Despite the promising previous reports on the development of electrocatalytic dithiolene-based metal-organic frameworks (MOFs) for the hydrogen evolution reaction (HER), these materials often display poor reproducibility of the HER performance because of their poor bulk properties upon integration with electrode materials. We demonstrate here an in-depth investigation of the electrocatalytic HER activity of a cobalt 2,3,6,7,10,11-triphenylenehexathiolate (CoTHT) MOF. To enhance the durability and charge transport properties of the constructed CoTHT/electrode architecture, CoTHT is deposited as an ink composite (1) composed of Nafion and carbon black. We leverage here the well-established use of catalyst inks in the literature to increase adhesion of the catalyst to the electrode surface and to improve the overall electrical conductivity of the integrated catalyst/electrode. The utilization of the composite 1 leads to a significant improvement in the overpotential (η) to reach a current density of 10 mA/cm2 (η = 143 mV) compared to prior reports, resulting in the most active MOF-based electrocatalyst for the HER that contains only earth-abundant elements.

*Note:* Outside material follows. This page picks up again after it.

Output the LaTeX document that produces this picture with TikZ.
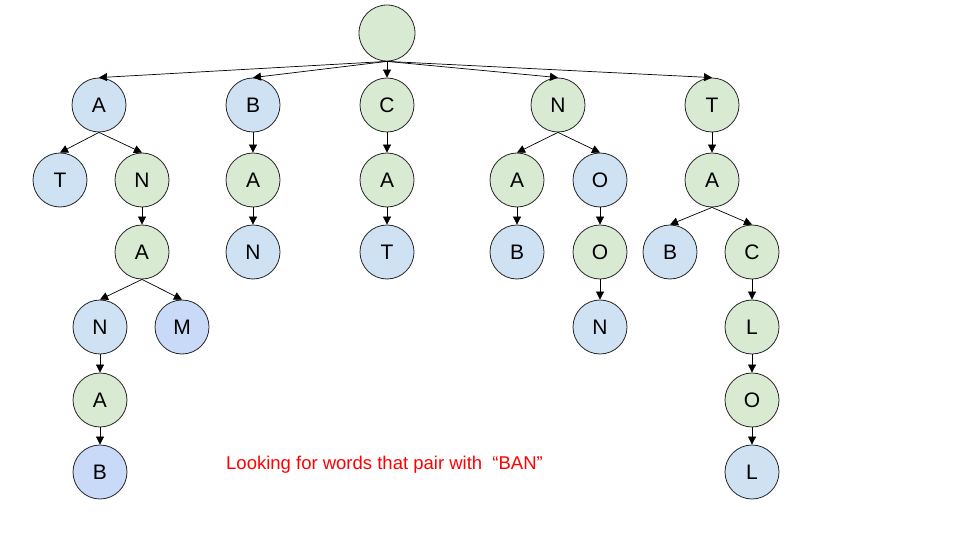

Extensive density functional theory (DFT) calculations were applied to understand the structure of CoTHT and the mechanistic pathways of the HER. The computational results suggest that an AB stacking geometry is energetically favorable, where one layer is slipped by 1.6 Å relative to the neighboring one along the a and b vectors. Additionally, the DFT calculations indicate that the catalytic cycle likely involves a Volmer discharge step to generate a cobalt hydride, followed by a Heyrovsky step to form a cobalt-H2 intermediate, and finally the dissociation of H2.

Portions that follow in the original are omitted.